Given data:
— Start —
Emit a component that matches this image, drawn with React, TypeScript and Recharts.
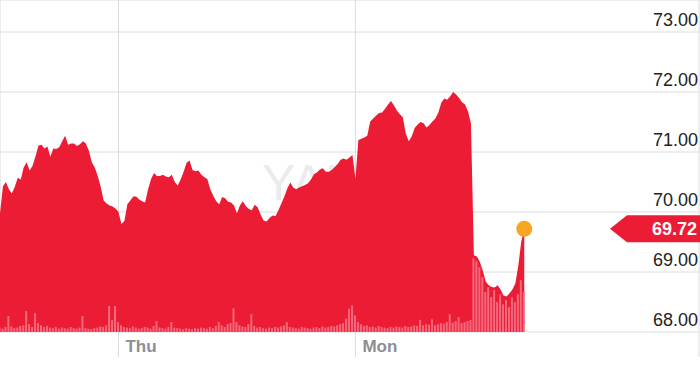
import { ComposedChart, Area, Bar, XAxis, YAxis, CartesianGrid, ReferenceDot } from "recharts";

// 40 slots per trading day; Wed starts at 0
const dayTicks = [40, 120, 236];
const dayLabels: Record<number, string> = { 40: "Thu", 120: "Mon" };
const priceTicks = [68, 69, 70, 71, 72, 73];
const lastPrice = 69.72;

const price = [
  69.98, 70.43, 70.5, 70.38, 70.31, 70.42, 70.57, 70.54, 70.74, 70.83,
  70.69, 70.77, 70.93, 71.11, 71.12, 71.06, 71.09, 70.92, 71.06, 71.05,
  71.08, 71.18, 71.27, 71.12, 71.14, 71.14, 71.1, 71.13, 71.18, 71.14,
  71.02, 70.83, 70.74, 70.6, 70.42, 70.19, 70.14, 70.11, 70.09, 70.06,
  70.0, 69.8, 69.85, 70.13, 70.19, 70.26, 70.26, 70.21, 70.18, 70.16,
  70.38, 70.55, 70.65, 70.6, 70.6, 70.62, 70.59, 70.58, 70.62, 70.5,
  70.44, 70.54, 70.67, 70.82, 70.86, 70.7, 70.68, 70.69, 70.62, 70.58,
  70.55, 70.38, 70.27, 70.18, 70.13, 70.25, 70.23, 70.17, 70.16, 70.11,
  69.98, 70.11, 70.18, 70.1, 70.05, 70.03, 70.12, 70.08, 69.96, 69.86,
  69.84, 69.9, 69.94, 69.93, 70.03, 70.14, 70.26, 70.39, 70.49, 70.41,
  70.38, 70.41, 70.43, 70.45, 70.48, 70.54, 70.63, 70.66, 70.71, 70.73,
  70.67, 70.67, 70.7, 70.75, 70.8, 70.87, 70.89, 70.87, 70.91, 70.95,
  70.55, 71.2, 71.22, 71.24, 71.27, 71.51, 71.56, 71.61, 71.65, 71.66,
  71.72, 71.79, 71.85, 71.78, 71.69, 71.63, 71.58, 71.31, 71.18, 71.26,
  71.4, 71.46, 71.5, 71.48, 71.41, 71.45, 71.51, 71.56, 71.66, 71.82,
  71.89, 71.87, 71.93, 72.0, 71.96, 71.9, 71.83, 71.79, 71.68, 71.48,
  69.28, 69.26, 69.17, 69.02, 68.84, 68.78, 68.75, 68.74, 68.78, 68.71,
  68.61, 68.59, 68.64, 68.71, 68.81, 69.11, 69.51, 69.72,
];

// volume, thousands of shares
const volume = [
  40, 30, 45, 145, 50, 35, 40, 55, 60, 190,
  70, 45, 170, 80, 60, 45, 55, 40, 35, 45,
  30, 40, 35, 30, 45, 35, 30, 40, 145, 35,
  30, 25, 35, 40, 50, 45, 60, 235, 110, 235,
  90, 60, 45, 40, 35, 50, 40, 30, 35, 45,
  40, 30, 55, 100, 40, 35, 30, 45, 90, 40,
  35, 30, 25, 35, 30, 25, 35, 30, 40, 35,
  30, 45, 35, 55, 90, 60, 45, 70, 80, 215,
  90, 60, 50, 45, 70, 160, 55, 40, 45, 35,
  30, 40, 35, 45, 40, 50, 60, 90, 45, 40,
  35, 30, 45, 40, 35, 30, 40, 45, 35, 50,
  40, 45, 55, 50, 60, 70, 80, 120, 210, 240,
  150, 90, 70, 55, 60, 45, 50, 40, 55, 45,
  40, 35, 45, 40, 50, 45, 40, 55, 45, 50,
  60, 55, 110, 60, 70, 65, 115, 60, 70, 80,
  75, 90, 160, 85, 100, 135, 80, 90, 100, 110,
  665, 640, 585, 495, 360, 405, 315, 380, 270, 340,
  250, 290, 225, 315, 270, 340, 470, 360,
];

const data = price.map((p, i) => ({ t: i, price: p, vol: volume[i] }));

const font = "'Liberation Sans', Arial, Helvetica, sans-serif";

function DayTick(props: any) {
  const label = dayLabels[props.payload.value];
  if (!label) return <g />;
  return (
    <text x={props.x + 7} y={352} fill="#8e8e93" fontSize={17} fontWeight="bold" fontFamily={font}>
      {label}
    </text>
  );
}

function PriceTick(props: any) {
  return (
    <text x={698} y={props.y - 6} textAnchor="end" fill="#222" fontSize={18} fontFamily={font}>
      {Number(props.payload.value).toFixed(2)}
    </text>
  );
}

function PriceTag(props: any) {
  const { cx, cy } = props;
  const pts = `${cx - 89},${cy} ${cx - 72},${cy - 13.5} ${cx + 1},${cy - 13.5} ${cx + 1},${cy + 13.5} ${cx - 72},${cy + 13.5}`;
  return (
    <g>
      <polygon points={pts} fill="#ec1c35" />
      <text x={cx - 2} y={cy + 6.5} textAnchor="end" fill="#fff" fontSize={18} fontWeight="bold" fontFamily={font}>
        {lastPrice.toFixed(2)}
      </text>
    </g>
  );
}

export default function App() {
  return (
    <div style={{ position: "absolute", left: 0, top: 0, width: 700, height: 370, background: "#fff" }}>
      <svg width={700} height={370} style={{ position: "absolute", left: 0, top: 0 }}>
        <text x={262} y={200} fontSize={50} fill="#ebebeb" fontFamily={font}>
          YAHOO!
        </text>
      </svg>
      <div style={{ position: "absolute", left: 0, top: 0 }}>
        <ComposedChart width={700} height={370} data={data} margin={{ top: 0, right: 1, left: 0, bottom: 0 }}>
          <CartesianGrid stroke="#dcdcdc" strokeWidth={1} />
          <XAxis
            dataKey="t"
            type="number"
            domain={[0, 236]}
            ticks={dayTicks}
            tick={<DayTick />}
            tickSize={25}
            tickLine={{ stroke: "#dcdcdc" }}
            axisLine={false}
            height={38}
            allowDataOverflow
          />
          <YAxis
            orientation="right"
            mirror
            width={60}
            domain={[68, 68 + 332 / 60]}
            ticks={priceTicks}
            interval={0}
            tick={<PriceTick />}
            tickLine={false}
            axisLine={false}
            allowDataOverflow
          />
          <YAxis yAxisId="v" hide domain={[0, 3000]} />
          <Area
            dataKey="price"
            type="linear"
            stroke="none"
            fill="#ec1c35"
            fillOpacity={1}
            dot={false}
            activeDot={false}
            isAnimationActive={false}
          />
          <Bar dataKey="vol" yAxisId="v" fill="#f36a7e" barSize={2} activeBar={false} isAnimationActive={false} />
          <ReferenceDot x={price.length - 1} y={lastPrice} r={8} fill="#f6a623" stroke="none" ifOverflow="visible" />
          <ReferenceDot x={236} y={lastPrice} ifOverflow="visible" shape={<PriceTag />} />
        </ComposedChart>
      </div>
    </div>
  );
}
— End —
Objective:
Copy out each line exactly, without the pictures.

Task output:
Emit a component that matches this image, drawn with React, TypeScript and Recharts.
import { ComposedChart, Area, Bar, XAxis, YAxis, CartesianGrid, ReferenceDot } from "recharts";

// 40 slots per trading day; Wed starts at 0
const dayTicks = [40, 120, 236];
const dayLabels: Record<number, string> = { 40: "Thu", 120: "Mon" };
const priceTicks = [68, 69, 70, 71, 72, 73];
const lastPrice = 69.72;

const price = [
  69.98, 70.43, 70.5, 70.38, 70.31, 70.42, 70.57, 70.54, 70.74, 70.83,
  70.69, 70.77, 70.93, 71.11, 71.12, 71.06, 71.09, 70.92, 71.06, 71.05,
  71.08, 71.18, 71.27, 71.12, 71.14, 71.14, 71.1, 71.13, 71.18, 71.14,
  71.02, 70.83, 70.74, 70.6, 70.42, 70.19, 70.14, 70.11, 70.09, 70.06,
  70.0, 69.8, 69.85, 70.13, 70.19, 70.26, 70.26, 70.21, 70.18, 70.16,
  70.38, 70.55, 70.65, 70.6, 70.6, 70.62, 70.59, 70.58, 70.62, 70.5,
  70.44, 70.54, 70.67, 70.82, 70.86, 70.7, 70.68, 70.69, 70.62, 70.58,
  70.55, 70.38, 70.27, 70.18, 70.13, 70.25, 70.23, 70.17, 70.16, 70.11,
  69.98, 70.11, 70.18, 70.1, 70.05, 70.03, 70.12, 70.08, 69.96, 69.86,
  69.84, 69.9, 69.94, 69.93, 70.03, 70.14, 70.26, 70.39, 70.49, 70.41,
  70.38, 70.41, 70.43, 70.45, 70.48, 70.54, 70.63, 70.66, 70.71, 70.73,
  70.67, 70.67, 70.7, 70.75, 70.8, 70.87, 70.89, 70.87, 70.91, 70.95,
  70.55, 71.2, 71.22, 71.24, 71.27, 71.51, 71.56, 71.61, 71.65, 71.66,
  71.72, 71.79, 71.85, 71.78, 71.69, 71.63, 71.58, 71.31, 71.18, 71.26,
  71.4, 71.46, 71.5, 71.48, 71.41, 71.45, 71.51, 71.56, 71.66, 71.82,
  71.89, 71.87, 71.93, 72.0, 71.96, 71.9, 71.83, 71.79, 71.68, 71.48,
  69.28, 69.26, 69.17, 69.02, 68.84, 68.78, 68.75, 68.74, 68.78, 68.71,
  68.61, 68.59, 68.64, 68.71, 68.81, 69.11, 69.51, 69.72,
];

// volume, thousands of shares
const volume = [
  40, 30, 45, 145, 50, 35, 40, 55, 60, 190,
  70, 45, 170, 80, 60, 45, 55, 40, 35, 45,
  30, 40, 35, 30, 45, 35, 30, 40, 145, 35,
  30, 25, 35, 40, 50, 45, 60, 235, 110, 235,
  90, 60, 45, 40, 35, 50, 40, 30, 35, 45,
  40, 30, 55, 100, 40, 35, 30, 45, 90, 40,
  35, 30, 25, 35, 30, 25, 35, 30, 40, 35,
  30, 45, 35, 55, 90, 60, 45, 70, 80, 215,
  90, 60, 50, 45, 70, 160, 55, 40, 45, 35,
  30, 40, 35, 45, 40, 50, 60, 90, 45, 40,
  35, 30, 45, 40, 35, 30, 40, 45, 35, 50,
  40, 45, 55, 50, 60, 70, 80, 120, 210, 240,
  150, 90, 70, 55, 60, 45, 50, 40, 55, 45,
  40, 35, 45, 40, 50, 45, 40, 55, 45, 50,
  60, 55, 110, 60, 70, 65, 115, 60, 70, 80,
  75, 90, 160, 85, 100, 135, 80, 90, 100, 110,
  665, 640, 585, 495, 360, 405, 315, 380, 270, 340,
  250, 290, 225, 315, 270, 340, 470, 360,
];

const data = price.map((p, i) => ({ t: i, price: p, vol: volume[i] }));

const font = "'Liberation Sans', Arial, Helvetica, sans-serif";

function DayTick(props: any) {
  const label = dayLabels[props.payload.value];
  if (!label) return <g />;
  return (
    <text x={props.x + 7} y={352} fill="#8e8e93" fontSize={17} fontWeight="bold" fontFamily={font}>
      {label}
    </text>
  );
}

function PriceTick(props: any) {
  return (
    <text x={698} y={props.y - 6} textAnchor="end" fill="#222" fontSize={18} fontFamily={font}>
      {Number(props.payload.value).toFixed(2)}
    </text>
  );
}

function PriceTag(props: any) {
  const { cx, cy } = props;
  const pts = `${cx - 89},${cy} ${cx - 72},${cy - 13.5} ${cx + 1},${cy - 13.5} ${cx + 1},${cy + 13.5} ${cx - 72},${cy + 13.5}`;
  return (
    <g>
      <polygon points={pts} fill="#ec1c35" />
      <text x={cx - 2} y={cy + 6.5} textAnchor="end" fill="#fff" fontSize={18} fontWeight="bold" fontFamily={font}>
        {lastPrice.toFixed(2)}
      </text>
    </g>
  );
}

export default function App() {
  return (
    <div style={{ position: "absolute", left: 0, top: 0, width: 700, height: 370, background: "#fff" }}>
      <svg width={700} height={370} style={{ position: "absolute", left: 0, top: 0 }}>
        <text x={262} y={200} fontSize={50} fill="#ebebeb" fontFamily={font}>
          YAHOO!
        </text>
      </svg>
      <div style={{ position: "absolute", left: 0, top: 0 }}>
        <ComposedChart width={700} height={370} data={data} margin={{ top: 0, right: 1, left: 0, bottom: 0 }}>
          <CartesianGrid stroke="#dcdcdc" strokeWidth={1} />
          <XAxis
            dataKey="t"
            type="number"
            domain={[0, 236]}
            ticks={dayTicks}
            tick={<DayTick />}
            tickSize={25}
            tickLine={{ stroke: "#dcdcdc" }}
            axisLine={false}
            height={38}
            allowDataOverflow
          />
          <YAxis
            orientation="right"
            mirror
            width={60}
            domain={[68, 68 + 332 / 60]}
            ticks={priceTicks}
            interval={0}
            tick={<PriceTick />}
            tickLine={false}
            axisLine={false}
            allowDataOverflow
          />
          <YAxis yAxisId="v" hide domain={[0, 3000]} />
          <Area
            dataKey="price"
            type="linear"
            stroke="none"
            fill="#ec1c35"
            fillOpacity={1}
            dot={false}
            activeDot={false}
            isAnimationActive={false}
          />
          <Bar dataKey="vol" yAxisId="v" fill="#f36a7e" barSize={2} activeBar={false} isAnimationActive={false} />
          <ReferenceDot x={price.length - 1} y={lastPrice} r={8} fill="#f6a623" stroke="none" ifOverflow="visible" />
          <ReferenceDot x={236} y={lastPrice} ifOverflow="visible" shape={<PriceTag />} />
        </ComposedChart>
      </div>
    </div>
  );
}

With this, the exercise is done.